Brian Quintenz, a Republican commissioner speaking as the keynote speaker of the Digital Chamber of Commerce’s blockchain summit in Washington, said the model for such SROs is already established, citing the National Futures Association (NFA) and the Financial Independent Regulatory Authority (FINRA). And the target of such an organization would be the spot market occuring on crypto exchanges, where Quintenz said the regulatory impact of the CFTC is limited only to enforcement rather than ongoing regulation. The ability of the CFTC to regulate cryptocurrency futures and options is well-established, he said.
“I think an independent SRO-like entity for spot platforms could significantly contribute to the ongoing efforts to rationlize and formalize crypto currency regulations,” Quintenz said in the summit’s keynote address. “Initially this entity could establish best practices for spot platforms.
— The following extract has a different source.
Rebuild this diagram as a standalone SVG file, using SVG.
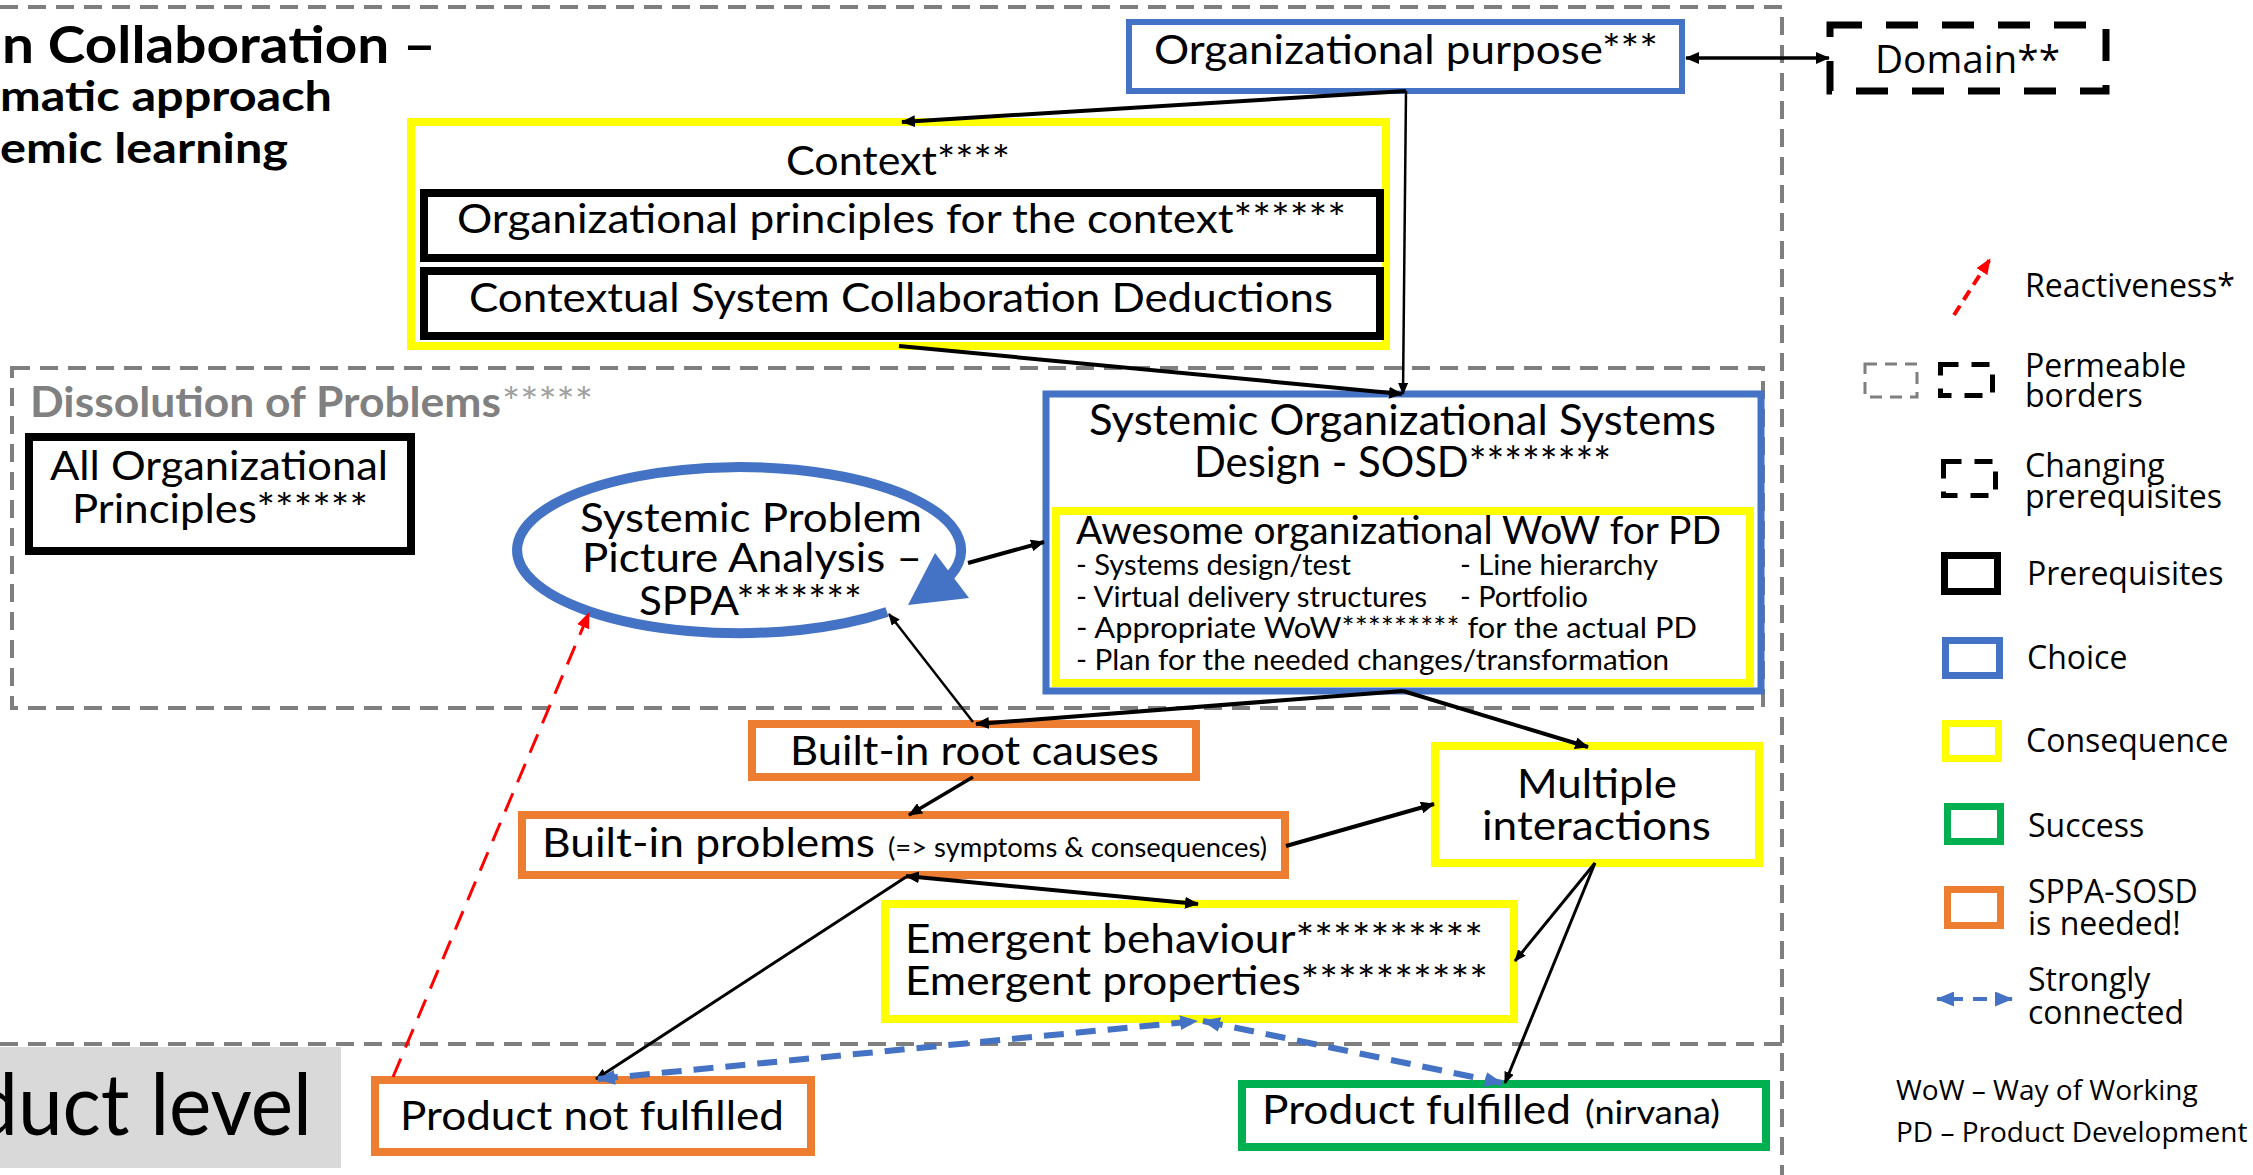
<svg xmlns="http://www.w3.org/2000/svg" width="2253" height="1175" viewBox="0 0 2253 1175">
<style>
.t{font-family:Lato,"Liberation Sans",sans-serif;fill:#000}
.tb{font-family:Lato,"Liberation Sans",sans-serif;font-weight:bold;fill:#000}
.lg{font-family:"Open Sans","Liberation Sans",sans-serif;fill:#000}
.blue{stroke:#4472c4;stroke-width:7;fill:#fff}
.yel{stroke:#ffff00;stroke-width:8;fill:#fff}
.blk{stroke:#000;stroke-width:8;fill:#fff}
.org{stroke:#ed7d31;stroke-width:8;fill:#fff}
.grn{stroke:#00b050;stroke-width:8;fill:#fff}
.gdash{stroke:#7f7f7f;stroke-width:4;fill:none;stroke-dasharray:18 10}
.c{stroke:#000;fill:none}
</style>
<defs>
<marker id="ah" viewBox="0 0 14 12" refX="13" refY="6" markerWidth="14" markerHeight="12" markerUnits="userSpaceOnUse" orient="auto-start-reverse"><path d="M0,0 L14,6 L0,12 z" fill="#000"/></marker>
<marker id="ahs" viewBox="0 0 12 10" refX="11" refY="5" markerWidth="12" markerHeight="10" markerUnits="userSpaceOnUse" orient="auto-start-reverse"><path d="M0,0 L12,5 L0,10 z" fill="#000"/></marker>
<marker id="ahb" viewBox="0 0 18 15" refX="17" refY="7.5" markerWidth="18" markerHeight="15" markerUnits="userSpaceOnUse" orient="auto-start-reverse"><path d="M0,0 L18,7.5 L0,15 z" fill="#4472c4"/></marker>
<marker id="ahr" viewBox="0 0 16 13" refX="15" refY="6.5" markerWidth="16" markerHeight="13" markerUnits="userSpaceOnUse" orient="auto-start-reverse"><path d="M0,0 L16,6.5 L0,13 z" fill="#ff0000"/></marker>
</defs>
<rect x="0" y="0" width="2253" height="1175" fill="#fff"/>

<g id="frames">
<path class="gdash" d="M0,7 H1782 V1175"/>
<path class="gdash" d="M0,1044 H1782"/>
<rect class="gdash" x="12" y="368" width="1751" height="340"/>
<rect x="0" y="1047" width="341" height="121" fill="#d9d9d9"/>
<text class="t" x="-27" y="1135" font-size="86" textLength="339" lengthAdjust="spacingAndGlyphs">duct level</text>
</g>

<g id="title">
<text class="tb" x="2" y="63" font-size="52" textLength="434" lengthAdjust="spacingAndGlyphs">n Collaboration –</text>
<text class="tb" x="0" y="111" font-size="42" textLength="332" lengthAdjust="spacingAndGlyphs">matic approach</text>
<text class="tb" x="0" y="163" font-size="42" textLength="288" lengthAdjust="spacingAndGlyphs">emic learning</text>
</g>

<g id="dissolution-label">
<text class="tb" x="30" y="417" font-size="42" style="fill:#808080" textLength="471" lengthAdjust="spacingAndGlyphs">Dissolution of Problems</text>
<text class="t" x="502" y="417" font-size="40" style="fill:#a0a0a0" textLength="91" lengthAdjust="spacingAndGlyphs">*****</text>
</g>

<g id="org-purpose">
<rect class="blue" x="1129" y="22" width="553" height="69" style="stroke-width:6"/>
<text class="t" x="1154" y="64" font-size="41" textLength="504" lengthAdjust="spacingAndGlyphs">Organizational purpose***</text>
</g>

<g id="domain">
<rect x="1830" y="25" width="276" height="66" fill="#fff" stroke="#000" stroke-width="7" stroke-dasharray="32 24"/>
<text class="lg" x="1875" y="73" font-size="39" textLength="185" lengthAdjust="spacingAndGlyphs">Domain**</text>
</g>

<g id="context">
<rect class="yel" x="411" y="122" width="975" height="224"/>
<text class="t" x="786" y="175" font-size="41" textLength="224" lengthAdjust="spacingAndGlyphs">Context****</text>
</g>
<g id="org-principles-context">
<rect class="blk" x="424" y="193" width="956" height="65"/>
<text class="t" x="457" y="233" font-size="41" textLength="889" lengthAdjust="spacingAndGlyphs">Organizational principles for the context******</text>
</g>
<g id="contextual-deductions">
<rect class="blk" x="424" y="271" width="956" height="65"/>
<text class="t" x="469" y="312" font-size="41" textLength="864" lengthAdjust="spacingAndGlyphs">Contextual System Collaboration Deductions</text>
</g>

<g id="all-org-principles">
<rect class="blk" x="29" y="437" width="382" height="114"/>
<text class="t" x="50" y="480" font-size="41" textLength="338" lengthAdjust="spacingAndGlyphs">All Organizational</text>
<text class="t" x="72" y="523" font-size="41" textLength="296" lengthAdjust="spacingAndGlyphs">Principles******</text>
</g>

<g id="sppa">
<ellipse cx="744" cy="549" rx="222" ry="83" fill="#fff"/>
<path d="M887,612 A222,83 0 1 1 950,576" fill="none" stroke="#4472c4" stroke-width="10"/>
<polygon points="935,553 969,598 908,605" fill="#4472c4"/>
<text class="t" x="580" y="532" font-size="41" textLength="342" lengthAdjust="spacingAndGlyphs">Systemic Problem</text>
<text class="t" x="582" y="572" font-size="41" textLength="340" lengthAdjust="spacingAndGlyphs">Picture Analysis –</text>
<text class="t" x="639" y="615" font-size="41" textLength="223" lengthAdjust="spacingAndGlyphs">SPPA*******</text>
</g>

<g id="sosd">
<rect class="blue" x="1046" y="394" width="715" height="297"/>
<text class="t" x="1089" y="435" font-size="42" textLength="627" lengthAdjust="spacingAndGlyphs">Systemic Organizational Systems</text>
<text class="t" x="1194" y="477" font-size="42" textLength="417" lengthAdjust="spacingAndGlyphs">Design - SOSD********</text>
</g>
<g id="awesome-wow">
<rect class="yel" x="1056" y="511" width="694" height="172"/>
<text class="t" x="1076" y="544" font-size="38" textLength="645" lengthAdjust="spacingAndGlyphs">Awesome organizational WoW for PD</text>
<text class="t" x="1076" y="575" font-size="29" textLength="275" lengthAdjust="spacingAndGlyphs">- Systems design/test</text>
<text class="t" x="1460" y="575" font-size="29" textLength="198" lengthAdjust="spacingAndGlyphs">- Line hierarchy</text>
<text class="t" x="1076" y="607" font-size="29" textLength="351" lengthAdjust="spacingAndGlyphs">- Virtual delivery structures</text>
<text class="t" x="1460" y="607" font-size="29" textLength="128" lengthAdjust="spacingAndGlyphs">- Portfolio</text>
<text class="t" x="1076" y="638" font-size="29" textLength="621" lengthAdjust="spacingAndGlyphs">- Appropriate WoW********* for the actual PD</text>
<text class="t" x="1076" y="670" font-size="29" textLength="593" lengthAdjust="spacingAndGlyphs">- Plan for the needed changes/transformation</text>
</g>

<g id="root-causes">
<rect class="org" x="752" y="724" width="444" height="53"/>
<text class="t" x="790" y="765" font-size="41" textLength="369" lengthAdjust="spacingAndGlyphs">Built-in root causes</text>
</g>

<g id="built-in-problems">
<rect class="org" x="522" y="815" width="763" height="60"/>
<text class="t" x="542" y="857" font-size="41" textLength="333" lengthAdjust="spacingAndGlyphs">Built-in problems</text>
<text class="t" x="888" y="857" font-size="26" textLength="379" lengthAdjust="spacingAndGlyphs">(=&gt; symptoms &amp; consequences)</text>
</g>

<g id="multiple-interactions">
<rect class="yel" x="1435" y="746" width="324" height="117"/>
<text class="t" x="1517" y="798" font-size="41" textLength="160" lengthAdjust="spacingAndGlyphs">Multiple</text>
<text class="t" x="1482" y="840" font-size="41" textLength="229" lengthAdjust="spacingAndGlyphs">interactions</text>
</g>

<g id="emergent">
<rect class="yel" x="885" y="904" width="629" height="115"/>
<text class="t" x="905" y="953" font-size="41" textLength="578" lengthAdjust="spacingAndGlyphs">Emergent behaviour**********</text>
<text class="t" x="905" y="995" font-size="41" textLength="583" lengthAdjust="spacingAndGlyphs">Emergent properties**********</text>
</g>

<g id="product-not-fulfilled">
<rect class="org" x="375" y="1080" width="436" height="72"/>
<text class="t" x="400" y="1130" font-size="41" textLength="384" lengthAdjust="spacingAndGlyphs">Product not fulfilled</text>
</g>

<g id="product-fulfilled">
<rect class="grn" x="1242" y="1084" width="524" height="63"/>
<text class="t" x="1262" y="1124" font-size="41" textLength="309" lengthAdjust="spacingAndGlyphs">Product fulfilled</text>
<text class="t" x="1585" y="1124" font-size="33" textLength="135" lengthAdjust="spacingAndGlyphs">(nirvana)</text>
</g>

<g id="connectors">
<line class="c" x1="1686" y1="58" x2="1829" y2="58" stroke-width="3.5" marker-start="url(#ah)" marker-end="url(#ah)"/>
<line class="c" x1="1406" y1="91" x2="902" y2="122" stroke-width="4" marker-end="url(#ah)"/>
<line class="c" x1="1406" y1="91" x2="1403" y2="394" stroke-width="2.5" marker-end="url(#ahs)"/>
<line class="c" x1="899" y1="346" x2="1402" y2="394" stroke-width="4" marker-end="url(#ah)"/>
<line class="c" x1="968" y1="563" x2="1044" y2="542" stroke-width="4" marker-end="url(#ah)"/>
<line class="c" x1="1403" y1="691" x2="976" y2="724" stroke-width="4" marker-end="url(#ah)"/>
<line class="c" x1="1403" y1="691" x2="1588" y2="747" stroke-width="4" marker-end="url(#ah)"/>
<line class="c" x1="973" y1="722" x2="889" y2="614" stroke-width="2.5" marker-end="url(#ahs)"/>
<line class="c" x1="973" y1="777" x2="909" y2="815" stroke-width="3.5" marker-end="url(#ah)"/>
<line class="c" x1="1286" y1="846" x2="1434" y2="804" stroke-width="4" marker-end="url(#ah)"/>
<line class="c" x1="906" y1="876" x2="1198" y2="904" stroke-width="4" marker-start="url(#ah)" marker-end="url(#ah)"/>
<line class="c" x1="906" y1="877" x2="596" y2="1079" stroke-width="3" marker-end="url(#ahs)"/>
<line class="c" x1="1595" y1="863" x2="1515" y2="961" stroke-width="3" marker-end="url(#ahs)"/>
<line class="c" x1="1595" y1="863" x2="1505" y2="1083" stroke-width="3" marker-end="url(#ahs)"/>
<line x1="598" y1="1079" x2="1197" y2="1021" stroke="#4472c4" stroke-width="6" stroke-dasharray="20 12" marker-start="url(#ahb)" marker-end="url(#ahb)"/>
<line x1="1203" y1="1021" x2="1502" y2="1083" stroke="#4472c4" stroke-width="6" stroke-dasharray="20 12" marker-start="url(#ahb)" marker-end="url(#ahb)"/>
<line x1="393" y1="1077" x2="589" y2="613" stroke="#ff0000" stroke-width="3" stroke-dasharray="20 12" marker-end="url(#ahr)"/>
</g>

<g id="legend">
<line x1="1954" y1="315" x2="1990" y2="259" stroke="#ff0000" stroke-width="4" stroke-dasharray="11 7" marker-end="url(#ahr)"/>
<text class="lg" x="2025" y="297" font-size="32">Reactiveness*</text>
<rect x="1865" y="364" width="52" height="33" fill="none" stroke="#7f7f7f" stroke-width="3" stroke-dasharray="12 8"/>
<rect x="1940.5" y="364.5" width="52" height="31" fill="none" stroke="#000" stroke-width="5" stroke-dasharray="18 13"/>
<text class="lg" x="2025" y="377" font-size="32">Permeable</text>
<text class="lg" x="2025" y="407" font-size="32">borders</text>
<rect x="1943.5" y="461.5" width="52" height="34" fill="none" stroke="#000" stroke-width="5" stroke-dasharray="18 13"/>
<text class="lg" x="2025" y="477" font-size="32">Changing</text>
<text class="lg" x="2025" y="508" font-size="32">prerequisites</text>
<rect x="1944.5" y="555.5" width="53" height="36" fill="none" stroke="#000" stroke-width="7"/>
<text class="lg" x="2027" y="585" font-size="32">Prerequisites</text>
<rect x="1945.5" y="640.5" width="54" height="35" fill="none" stroke="#4472c4" stroke-width="7"/>
<text class="lg" x="2027" y="669" font-size="32">Choice</text>
<rect x="1945.5" y="723.5" width="53" height="35" fill="none" stroke="#ffff00" stroke-width="7"/>
<text class="lg" x="2026" y="752" font-size="32">Consequence</text>
<rect x="1947.5" y="806.5" width="53" height="35" fill="none" stroke="#00b050" stroke-width="7"/>
<text class="lg" x="2028" y="837" font-size="32">Success</text>
<rect x="1947.5" y="889.5" width="53" height="36" fill="none" stroke="#ed7d31" stroke-width="7"/>
<text class="lg" x="2028" y="903" font-size="32">SPPA-SOSD</text>
<text class="lg" x="2028" y="935" font-size="32">is needed!</text>
<line x1="1937" y1="999" x2="2012" y2="999" stroke="#4472c4" stroke-width="4" stroke-dasharray="26 10 14 10 30" marker-start="url(#ahb)" marker-end="url(#ahb)"/>
<text class="lg" x="2028" y="991" font-size="32">Strongly</text>
<text class="lg" x="2028" y="1024" font-size="32">connected</text>
<text class="lg" x="1896" y="1100" font-size="28">WoW – Way of Working</text>
<text class="lg" x="1896" y="1142" font-size="28">PD – Product Development</text>
</g>
</svg>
But eventually this independent body could enforce rules, supervise them and give customers a place to seek redress.”
Recent efforts in the United Kingdom and Japan, as well as other SROs in the U.S., could serve as a model for a crypto SRO, he said. Additionally, states that have regulated cryptos are beginning to cooperate with each other and recognize other regulations in their states, Quintenz said.
Compared to the slow pace of establishing federal regulatory oversight of spot sales of cryptos, and crypto exchanges, the private membership aspect of an SRO could mean faster oversight, Quintenz said. “Funded by members, an SRO can adapt rules faster than the federal government, and rules are informed by practical expertise,” he said. “This is especially beneficial in cases of rapidly-evolving industries like crytpos.”
An SRO would be subject to federal rules, but those don’t exist in the case of cryptocurrencies, Quintenz said.
Quintenz did appear to be defending the agency’s regulation of the bitcoin futures contracts that have been launched in recent months on the Chicago Mercantile Exchange and the CBOE. The contracts to an outsider seemed to pop up and were approved in rapid succession, but Quintenz disputed that.
A contract can only get CFTC approval with a significant transparent price history, which bitcoin had, Quintenz said. Additionally, the margins that have been established for those two contracts are 47% of the price of the contract in the case of the CME, and 44% for the CBOE. “That is ten times more than the initial margin requirements over something like a corn contract,” he said.
Margin erosion is a measure of when the initial margin is eroded by up to 50%, Quintenz said. In the last two months, the bitcoin contracts have seen that happen only once. But it’s happened 11 times with the widely-accepted light sweet crude contract, he noted.